Thursday, July 19, 2007

Measuring Time


So, although seemingly morbid, I don't spend every minute thinking about my mortality and I wouldn't recommend that to anyone. But by rethinking how you measure your time, you may find that a healthy urgency starts to affect your day to day decisions. For instance, when someone refers to the "past," what do you think of? How do you measure that? Is the past last week, last month, or what you did this morning? I realized one day that because every unit of time is divisible (so an hour ago can be thought of as a half hour ago, one minute ago becomes a half minute ago, 30 seconds ago becomes 15 seconds ago, 1 second ago becomes .5 seconds ago, and so on), there really is only the past and future with the present being an illusion. The present is an infinitely divisible point of time, to the point where on any practical level, it disappears. Whereas many people would define their past as at least yesterday, I started to realize that the past and future are always at hand. You started reading this blog in the past. You started reading this sentence in the past.

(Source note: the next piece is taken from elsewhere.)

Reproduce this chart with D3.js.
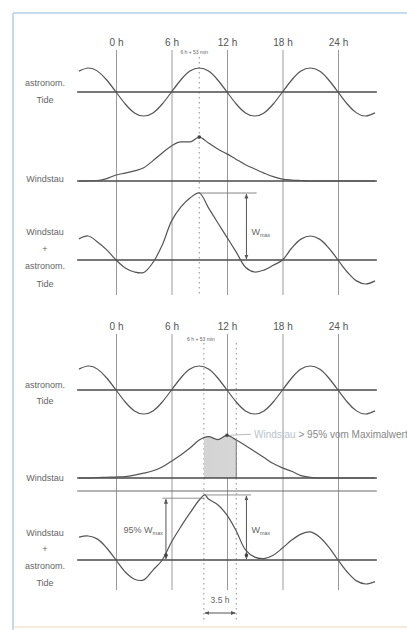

As I adapted to the intensity of this thinking, I began to appreciate the process by which time passes through us. We are always on the cusp of the past and future and clinging to the comfortable idea of a present. Given that, I found a new urgency in all I do. I evaluated how I spend my time and decided that television was by and large a waste of it. Raising my children became the obvious first preference of how to use my time. Even if I decide to lounge around the house on a weekend, it is a conscious choice. This realization raised every decision to my conscious mind as an important one. Inevitably, people at funerals come to this same realization as they gently admonish, "we need to spend more time together" or "we need to slow down," only to have their newfound philosophy dissolve as they leave the service. Our time on this planet is truly short, as you've heard hundreds of times. Accepting that every minute is a collection of half minutes, seconds and half seconds, not to mention milliseconds, may highlight how many opportunities we each have every hour of every day to decide how we will live.